▶ WRITTEN EXERCISE:
Your task is to print the material below exactly as presented.
○ ○ ○ ○ ○ ○ ○
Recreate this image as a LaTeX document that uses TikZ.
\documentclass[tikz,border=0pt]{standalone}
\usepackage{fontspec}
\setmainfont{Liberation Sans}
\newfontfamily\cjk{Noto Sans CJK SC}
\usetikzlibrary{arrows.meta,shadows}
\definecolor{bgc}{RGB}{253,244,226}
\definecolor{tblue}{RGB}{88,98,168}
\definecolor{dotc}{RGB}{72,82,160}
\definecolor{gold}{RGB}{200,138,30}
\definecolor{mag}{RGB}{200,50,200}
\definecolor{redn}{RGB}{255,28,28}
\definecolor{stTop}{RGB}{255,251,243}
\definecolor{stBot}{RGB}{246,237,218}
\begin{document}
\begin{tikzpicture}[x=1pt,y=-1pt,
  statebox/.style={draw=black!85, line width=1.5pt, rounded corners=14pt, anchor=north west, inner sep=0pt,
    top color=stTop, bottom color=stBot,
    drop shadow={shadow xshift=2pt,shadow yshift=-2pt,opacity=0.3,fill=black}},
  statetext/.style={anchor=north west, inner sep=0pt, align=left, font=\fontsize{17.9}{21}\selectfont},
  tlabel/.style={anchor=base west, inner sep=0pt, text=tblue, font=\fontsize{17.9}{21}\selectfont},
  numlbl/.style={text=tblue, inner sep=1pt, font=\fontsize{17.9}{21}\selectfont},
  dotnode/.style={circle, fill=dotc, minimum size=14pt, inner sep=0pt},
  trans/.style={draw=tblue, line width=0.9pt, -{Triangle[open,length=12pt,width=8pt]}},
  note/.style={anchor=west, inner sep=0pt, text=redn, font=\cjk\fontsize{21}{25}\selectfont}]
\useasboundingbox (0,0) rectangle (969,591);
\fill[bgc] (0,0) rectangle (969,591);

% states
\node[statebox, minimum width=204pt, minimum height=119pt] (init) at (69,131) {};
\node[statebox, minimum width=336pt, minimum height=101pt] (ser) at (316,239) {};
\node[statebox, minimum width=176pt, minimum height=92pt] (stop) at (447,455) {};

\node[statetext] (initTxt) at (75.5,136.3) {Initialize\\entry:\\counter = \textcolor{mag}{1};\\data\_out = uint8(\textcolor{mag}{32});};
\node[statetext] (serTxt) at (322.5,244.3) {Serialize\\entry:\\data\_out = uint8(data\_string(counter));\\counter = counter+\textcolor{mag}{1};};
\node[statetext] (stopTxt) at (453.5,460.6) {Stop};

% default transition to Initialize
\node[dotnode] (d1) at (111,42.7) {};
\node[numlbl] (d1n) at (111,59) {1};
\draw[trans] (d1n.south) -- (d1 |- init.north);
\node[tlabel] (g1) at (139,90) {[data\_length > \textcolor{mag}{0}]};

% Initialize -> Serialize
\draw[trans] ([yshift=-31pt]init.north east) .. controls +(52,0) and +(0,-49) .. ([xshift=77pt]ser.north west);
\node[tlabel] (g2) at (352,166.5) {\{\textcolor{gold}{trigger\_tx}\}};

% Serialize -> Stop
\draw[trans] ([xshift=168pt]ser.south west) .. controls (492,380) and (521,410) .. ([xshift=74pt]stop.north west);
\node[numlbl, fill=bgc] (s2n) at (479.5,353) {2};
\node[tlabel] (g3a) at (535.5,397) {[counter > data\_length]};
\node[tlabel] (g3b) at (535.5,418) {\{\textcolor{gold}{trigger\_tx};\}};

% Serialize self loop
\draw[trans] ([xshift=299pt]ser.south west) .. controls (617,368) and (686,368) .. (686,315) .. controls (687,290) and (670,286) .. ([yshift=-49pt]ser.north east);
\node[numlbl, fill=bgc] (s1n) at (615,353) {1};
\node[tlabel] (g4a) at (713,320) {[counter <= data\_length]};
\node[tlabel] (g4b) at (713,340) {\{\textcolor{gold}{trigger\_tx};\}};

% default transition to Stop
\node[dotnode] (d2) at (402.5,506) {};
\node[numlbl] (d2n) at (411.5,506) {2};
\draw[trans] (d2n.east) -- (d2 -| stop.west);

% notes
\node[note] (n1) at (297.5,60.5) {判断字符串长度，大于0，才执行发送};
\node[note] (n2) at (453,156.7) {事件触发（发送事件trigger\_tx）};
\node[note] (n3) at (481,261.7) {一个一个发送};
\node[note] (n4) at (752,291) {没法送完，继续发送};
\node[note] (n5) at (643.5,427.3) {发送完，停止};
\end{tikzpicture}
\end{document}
○ ○ ○ ○ ○ ○ ○
▶ RESPONSE:
Recreate this image as a LaTeX document that uses TikZ.
\documentclass[tikz,border=0pt]{standalone}
\usepackage{fontspec}
\setmainfont{Liberation Sans}
\newfontfamily\cjk{Noto Sans CJK SC}
\usetikzlibrary{arrows.meta,shadows}
\definecolor{bgc}{RGB}{253,244,226}
\definecolor{tblue}{RGB}{88,98,168}
\definecolor{dotc}{RGB}{72,82,160}
\definecolor{gold}{RGB}{200,138,30}
\definecolor{mag}{RGB}{200,50,200}
\definecolor{redn}{RGB}{255,28,28}
\definecolor{stTop}{RGB}{255,251,243}
\definecolor{stBot}{RGB}{246,237,218}
\begin{document}
\begin{tikzpicture}[x=1pt,y=-1pt,
  statebox/.style={draw=black!85, line width=1.5pt, rounded corners=14pt, anchor=north west, inner sep=0pt,
    top color=stTop, bottom color=stBot,
    drop shadow={shadow xshift=2pt,shadow yshift=-2pt,opacity=0.3,fill=black}},
  statetext/.style={anchor=north west, inner sep=0pt, align=left, font=\fontsize{17.9}{21}\selectfont},
  tlabel/.style={anchor=base west, inner sep=0pt, text=tblue, font=\fontsize{17.9}{21}\selectfont},
  numlbl/.style={text=tblue, inner sep=1pt, font=\fontsize{17.9}{21}\selectfont},
  dotnode/.style={circle, fill=dotc, minimum size=14pt, inner sep=0pt},
  trans/.style={draw=tblue, line width=0.9pt, -{Triangle[open,length=12pt,width=8pt]}},
  note/.style={anchor=west, inner sep=0pt, text=redn, font=\cjk\fontsize{21}{25}\selectfont}]
\useasboundingbox (0,0) rectangle (969,591);
\fill[bgc] (0,0) rectangle (969,591);

% states
\node[statebox, minimum width=204pt, minimum height=119pt] (init) at (69,131) {};
\node[statebox, minimum width=336pt, minimum height=101pt] (ser) at (316,239) {};
\node[statebox, minimum width=176pt, minimum height=92pt] (stop) at (447,455) {};

\node[statetext] (initTxt) at (75.5,136.3) {Initialize\\entry:\\counter = \textcolor{mag}{1};\\data\_out = uint8(\textcolor{mag}{32});};
\node[statetext] (serTxt) at (322.5,244.3) {Serialize\\entry:\\data\_out = uint8(data\_string(counter));\\counter = counter+\textcolor{mag}{1};};
\node[statetext] (stopTxt) at (453.5,460.6) {Stop};

% default transition to Initialize
\node[dotnode] (d1) at (111,42.7) {};
\node[numlbl] (d1n) at (111,59) {1};
\draw[trans] (d1n.south) -- (d1 |- init.north);
\node[tlabel] (g1) at (139,90) {[data\_length > \textcolor{mag}{0}]};

% Initialize -> Serialize
\draw[trans] ([yshift=-31pt]init.north east) .. controls +(52,0) and +(0,-49) .. ([xshift=77pt]ser.north west);
\node[tlabel] (g2) at (352,166.5) {\{\textcolor{gold}{trigger\_tx}\}};

% Serialize -> Stop
\draw[trans] ([xshift=168pt]ser.south west) .. controls (492,380) and (521,410) .. ([xshift=74pt]stop.north west);
\node[numlbl, fill=bgc] (s2n) at (479.5,353) {2};
\node[tlabel] (g3a) at (535.5,397) {[counter > data\_length]};
\node[tlabel] (g3b) at (535.5,418) {\{\textcolor{gold}{trigger\_tx};\}};

% Serialize self loop
\draw[trans] ([xshift=299pt]ser.south west) .. controls (617,368) and (686,368) .. (686,315) .. controls (687,290) and (670,286) .. ([yshift=-49pt]ser.north east);
\node[numlbl, fill=bgc] (s1n) at (615,353) {1};
\node[tlabel] (g4a) at (713,320) {[counter <= data\_length]};
\node[tlabel] (g4b) at (713,340) {\{\textcolor{gold}{trigger\_tx};\}};

% default transition to Stop
\node[dotnode] (d2) at (402.5,506) {};
\node[numlbl] (d2n) at (411.5,506) {2};
\draw[trans] (d2n.east) -- (d2 -| stop.west);

% notes
\node[note] (n1) at (297.5,60.5) {判断字符串长度，大于0，才执行发送};
\node[note] (n2) at (453,156.7) {事件触发（发送事件trigger\_tx）};
\node[note] (n3) at (481,261.7) {一个一个发送};
\node[note] (n4) at (752,291) {没法送完，继续发送};
\node[note] (n5) at (643.5,427.3) {发送完，停止};
\end{tikzpicture}
\end{document}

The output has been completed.